Ecclesiastes is eternal because it has verified that there are no new vices, nor new hopes, that what has been done will be done again, and there will never be anything that has not already been done: in short, circumstances are different, but man is always the same, and always falls into the weaknesses of the past. The impression of change with time is illusory, since it is limited to external aspects of a permanent reality. Man is always man, and we can only expect him to be what he is.
Tag: behavior
The Revenge of the Common Man
What best characterizes modernity is the revenge of the common man on the man of genius. In all spheres, it is his interests that predominate; wherever one turns one’s eyes, it is his face that stands out. The victory is complete. And precisely from this stems the suffocation of culture and high aspirations, which now find an almost invincible hostility to germinate. The common man does not tolerate them, and knocks on doors as a missionary in order to indoctrinate. Perhaps never has it been so difficult and so necessary an effort to ignore him and not allow oneself to be contaminated.
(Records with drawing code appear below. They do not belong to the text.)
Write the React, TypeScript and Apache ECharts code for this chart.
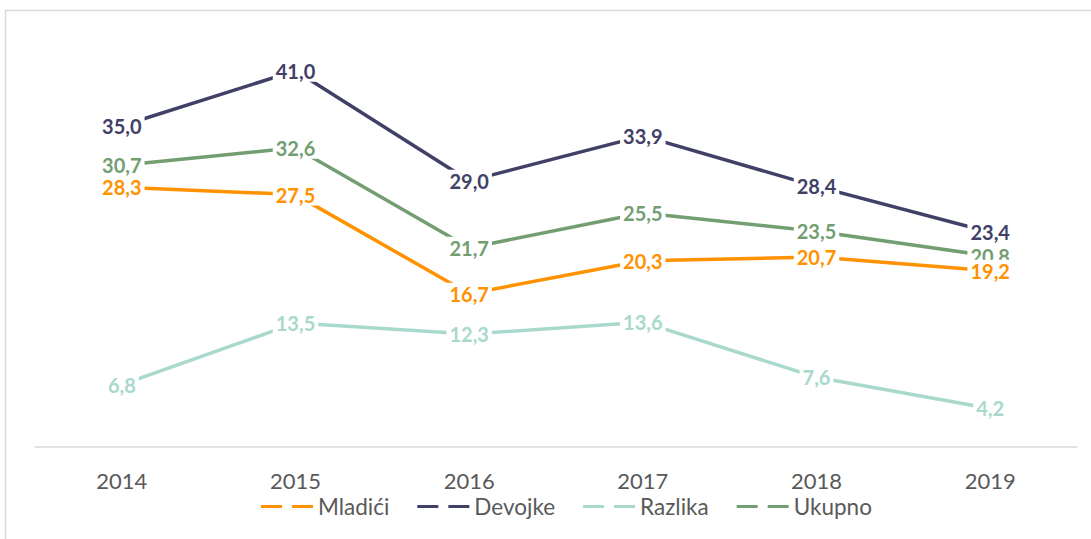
import React, { useEffect, useRef } from "react";
import * as echarts from "echarts";

const years = ["2014", "2015", "2016", "2017", "2018", "2019"];
const mladici = [28.3, 27.5, 16.7, 20.3, 20.7, 19.2];
const devojke = [35.0, 41.0, 29.0, 33.9, 28.4, 23.4];
const razlika = [6.8, 13.5, 12.3, 13.6, 7.6, 4.2];
const ukupno = [30.7, 32.6, 21.7, 25.5, 23.5, 20.8];

const seriesDefs = [
  { name: "Mladići", data: mladici, color: "#FF9200", z: 5 },
  { name: "Devojke", data: devojke, color: "#414167", z: 4 },
  { name: "Razlika", data: razlika, color: "#A9D9CD", z: 2 },
  { name: "Ukupno", data: ukupno, color: "#739E72", z: 3 },
];

const FONT = "Lato, 'Open Sans', sans-serif";

export default function App() {
  const ref = useRef<HTMLDivElement>(null);
  useEffect(() => {
    if (!ref.current) return;
    const chart = echarts.init(ref.current, undefined, { renderer: "svg" });
    chart.setOption({
      animation: false,
      backgroundColor: "#ffffff",
      textStyle: { fontFamily: FONT },
      graphic: [
        {
          type: "rect",
          shape: { x: 5.5, y: 10.5, width: 1200, height: 700 },
          style: { fill: "none", stroke: "#D9D9D9", lineWidth: 1.5 },
          silent: true,
          z: -10,
        },
      ],
      grid: { left: 35, right: 14, top: 34, bottom: 92 },
      xAxis: {
        type: "category",
        data: years,
        boundaryGap: true,
        axisLine: { show: true, lineStyle: { color: "#D9D9D9", width: 1.5 } },
        axisTick: { show: false },
        axisLabel: {
          color: "#595959",
          fontSize: 22,
          fontFamily: FONT,
          margin: 22,
        },
        splitLine: { show: false },
      },
      yAxis: {
        type: "value",
        min: 0,
        max: 45,
        show: false,
        splitLine: { show: false },
      },
      legend: {
        left: 256,
        top: 490,
        itemWidth: 52,
        itemHeight: 3,
        itemGap: 28,
        textStyle: { color: "#595959", fontSize: 22.5, fontFamily: FONT },
        data: seriesDefs.map((s) => ({
          name: s.name,
          icon: "path://M0,0H21V3H0Z M31,0H52V3H31Z",
        })),
      },
      series: seriesDefs.map((s) => ({
        name: s.name,
        type: "line",
        data: s.data,
        z: s.z,
        color: s.color,
        symbol: "circle",
        symbolSize: 1,
        showSymbol: true,
        lineStyle: { color: s.color, width: 3.5 },
        itemStyle: { color: s.color },
        label: {
          show: true,
          position: "inside",
          color: s.color,
          fontWeight: "bold",
          fontSize: 20,
          fontFamily: FONT,
          backgroundColor: "#ffffff",
          padding: [1, 3],
          formatter: (p: any) => Number(p.value).toFixed(1).replace(".", ","),
        },
        emphasis: { disabled: true },
      })),
    });
    return () => chart.dispose();
  }, []);
  return (
    <div
      ref={ref}
      style={{ position: "fixed", left: 0, top: 0, width: 1091, height: 539 }}
    />
  );
}
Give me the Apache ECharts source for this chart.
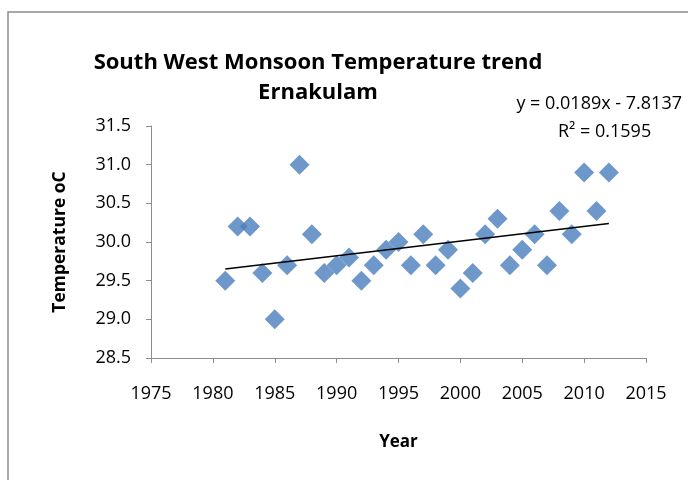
<!DOCTYPE html>
<html>
<head>
<meta charset="utf-8">
<script src="https://cdn.jsdelivr.net/npm/echarts@6/dist/echarts.min.js"></script>
<style>html,body{margin:0;padding:0;background:#fff}#c{width:688px;height:480px}</style>
</head>
<body>
<div id="c"></div>
<script>
const years = [1981,1982,1983,1984,1985,1986,1987,1988,1989,1990,1991,1992,1993,1994,1995,1996,1997,1998,1999,2000,2001,2002,2003,2004,2005,2006,2007,2008,2009,2010,2011,2012];
const temps = [29.5,30.2,30.2,29.6,29.0,29.7,31.0,30.1,29.6,29.7,29.8,29.5,29.7,29.9,30.0,29.7,30.1,29.7,29.9,29.4,29.6,30.1,30.3,29.7,29.9,30.1,29.7,30.4,30.1,30.9,30.4,30.9];
const trendYears = [1981, 2012];
const trendTemps = [29.65, 30.24];
const titleLines = ['South West Monsoon Temperature trend', 'Ernakulam'];
const equationText = 'y = 0.0189x - 7.8137';
const r2Text = 'R² = 0.1595';

const FONT = '"Open Sans", sans-serif';
const chart = echarts.init(document.getElementById('c'));
chart.setOption({
  animation: false,
  backgroundColor: '#fff',
  textStyle: { fontFamily: FONT, color: '#000' },
  title: [
    { text: titleLines.join('\n'), left: 313, top: 43, textAlign: 'center',
      textStyle: { fontFamily: FONT, fontSize: 22, fontWeight: 'bold', color: '#000', lineHeight: 30 } },
    { text: equationText, right: 1, top: 90,
      textStyle: { fontFamily: FONT, fontSize: 18, fontWeight: 'normal', color: '#000' } },
    { text: r2Text, left: 553, top: 118,
      textStyle: { fontFamily: FONT, fontSize: 18, fontWeight: 'normal', color: '#000' } }
  ],
  graphic: [
    { type: 'rect', shape: { x: 8, y: 12, width: 700, height: 480 }, silent: true, z: -1,
      style: { fill: 'none', stroke: '#8c8c8c', lineWidth: 1.5 } }
  ],
  grid: { left: 151, right: 42, top: 126, bottom: 122 },
  xAxis: {
    type: 'value', min: 1975, max: 2015, interval: 5,
    name: 'Year', nameLocation: 'middle', nameGap: 76,
    nameTextStyle: { fontFamily: FONT, fontSize: 17, fontWeight: 'bold', color: '#000' },
    axisLine: { show: true, onZero: false, lineStyle: { color: '#8c8c8c', width: 1 } },
    axisTick: { show: true, length: 5, lineStyle: { color: '#8c8c8c' } },
    axisLabel: { fontFamily: FONT, fontSize: 18, color: '#000', margin: 27,
      formatter: v => String(v) },
    splitLine: { show: false }
  },
  yAxis: {
    type: 'value', min: 28.5, max: 31.5, interval: 0.5,
    name: 'Temperature oC', nameLocation: 'middle', nameGap: 82, nameRotate: 90,
    nameTextStyle: { fontFamily: FONT, fontSize: 17.5, fontWeight: 'bold', color: '#000' },
    axisLine: { show: true, lineStyle: { color: '#8c8c8c', width: 1 } },
    axisTick: { show: true, length: 5, lineStyle: { color: '#8c8c8c' } },
    axisLabel: { fontFamily: FONT, fontSize: 18, color: '#000', margin: 20,
      formatter: v => v.toFixed(1) },
    splitLine: { show: false }
  },
  series: [
    { type: 'scatter', symbol: 'diamond', symbolSize: 20,
      itemStyle: { color: '#4a7ebb' },
      data: years.map((y, i) => [y, temps[i]]), z: 2 },
    { type: 'line', symbol: 'none', silent: true,
      lineStyle: { color: '#000', width: 1.5 },
      data: trendYears.map((y, i) => [y, trendTemps[i]]), z: 3 }
  ]
});
</script>
</body>
</html>
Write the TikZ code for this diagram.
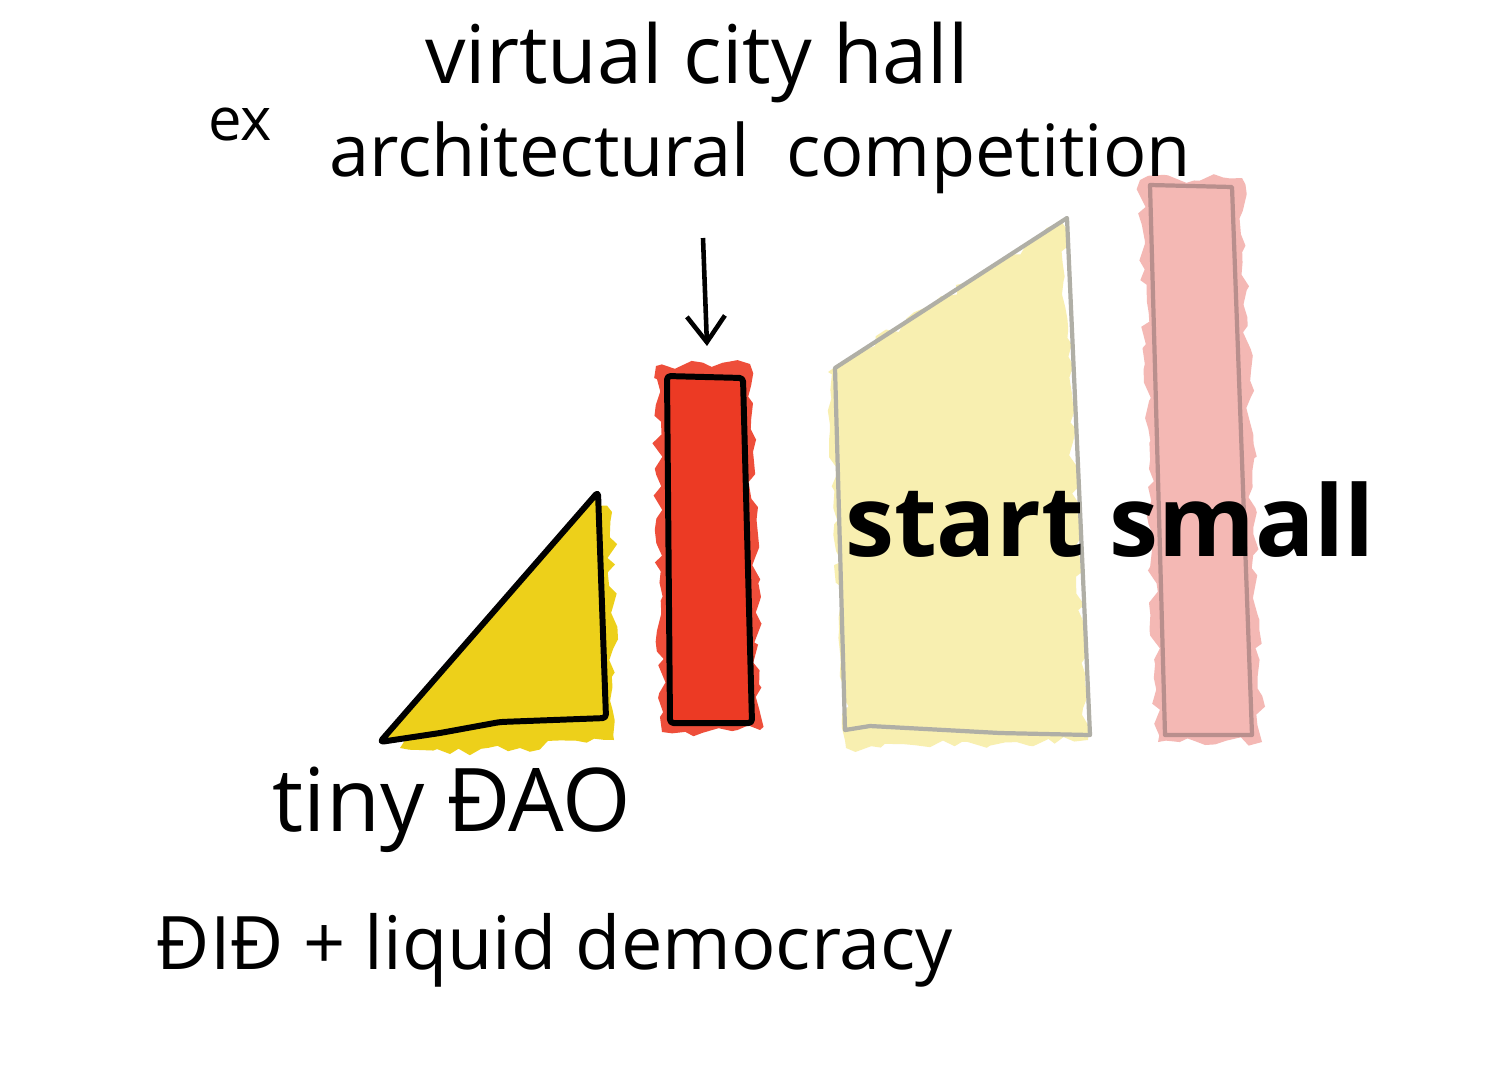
\documentclass[tikz,border=0pt]{standalone}
\usepackage{fontspec}
\setmainfont{Open Sans}
\usepackage{tikz}
\usetikzlibrary{arrows.meta,positioning,calc,decorations.pathmorphing}
\definecolor{sun}{HTML}{EDD01A}
\definecolor{brick}{HTML}{EC3A24}
\definecolor{cream}{HTML}{F8EFB0}
\definecolor{blush}{HTML}{F4B8B4}
\definecolor{stone}{HTML}{B0AFA6}
\definecolor{rosewood}{HTML}{B98F8D}

\begin{document}
\begin{tikzpicture}[x=0.01cm,y=-0.01cm,>={Straight Barb[length=2.6mm,width=3.8mm]},
  wash/.style={decorate,decoration={random steps,segment length=3pt,amplitude=1.4pt}},
  ink/.style={line width=1.7pt,line join=round,rounded corners=1pt},
  hand/.style={align=center,inner sep=0pt}]
\pgfmathsetseed{7}
\useasboundingbox[fill=white] (0,0) rectangle (1500,1069);
% yellow triangle
\fill[sun,wash] (400,748)--(596,505)--(612,512)--(614,740)--(520,748)--(450,754)--cycle;
\fill[sun] (380,742)--(598,492)--(606,718)--(500,722)--(440,733)--cycle;
\draw[ink] (380,742)--(598,492)--(606,718)--(500,722)--(440,733)--cycle;
% red bar
\fill[brick!90!white,wash] (656,366)--(750,364)--(760,730)--(662,732)--cycle;
\fill[brick] (667,376)--(743,378)--(752,723)--(670,723)--cycle;
\draw[ink] (667,376)--(743,378)--(752,723)--(670,723)--cycle;
% pale yellow block
\fill[cream,wash] (828,372)--(1062,222)--(1088,740)--(846,748)--cycle;
\draw[stone,line width=1.2pt,line join=round] (845,730)--(835,368)--(1067,218)--(1090,735)--(1000,733)--(870,726)--cycle;
% pink bar
\fill[blush,wash] (1140,180)--(1242,178)--(1262,742)--(1158,742)--cycle;
\draw[rosewood,line width=1.2pt,line join=round] (1150,185)--(1232,187)--(1252,735)--(1165,735)--cycle;
% texts
\node[hand,font=\fontsize{17}{20}\selectfont] (ex) at (240,124) {ex};
\node[hand,font=\fontsize{23}{26}\selectfont] (cityhall) at (697,62) {virtual city hall};
\node[hand,font=\fontsize{20.5}{24}\selectfont] (competition) at (760,158) {architectural\enspace competition};
\node[hand,font=\fontsize{28}{32}\selectfont\bfseries] (startsmall) at (1110,520) {start small};
\node[hand,font=\fontsize{25}{28}\selectfont] (tinydao) at (452,810) {tiny ÐAO};
\node[hand,font=\fontsize{21}{24}\selectfont] (didline) at (555,950) {ÐIÐ + liquid democracy};
% arrow
\coordinate (arrowtail) at (703,238);
\coordinate (bartop) at (707,346);
\draw[->,line width=1.3pt] (arrowtail)--(bartop);
\end{tikzpicture}
\end{document}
There Is an Insurmountable Distance…
There is an insurmountable distance between the misanthrope and his time that reveals itself with each attempt to approach it. The misanthrope who opens a contemporary novel will hardly be able to finish it, since he will gradually be overcome by a feeling of repulsion that will force him to throw it away, if he does not want to submit himself to a torture from which he has nothing to gain. Whose fault is this? Certainly not the novelist’s, who more often than not is only fulfilling part of his obligation to the future by describing minutiae and particularities. But there is no solution! His work, at every step, at every scene, will arouse bad feelings that will eventually suffocate the unadapted animal, and he will have to abandon it, if possible forget it. The misanthrope is someone out of place in space and time.
Early Adulthood
Early adulthood is a critical phase because the young man is pressured to make decisions with long-lasting consequences without having made up his mind firmly enough, or, in some cases, without having the personality to take charge of the decisions made. Added to this is the frequent case of financial dependence, which ends up leading to submission to advice and opinions. Thus, he almost always gives in to the supposed “wisdom of the elders”, when in truth this is only useful to him as long as it is in conformity with what he truly wants for himself. Otherwise, such advice will only be the push into the abyss that will cause him the most severe regret he has ever experienced—regret, however, necessary for him to mature, and realize that only a life in which the consequences suffered are the fruit of personal choices is worth living. The amusing thing, in short, is that in most cases a few more years would be enough for decisions to be made in a more sensible way; but no, for some reason they have to be made hastily, perhaps because the mistake itself is fundamental.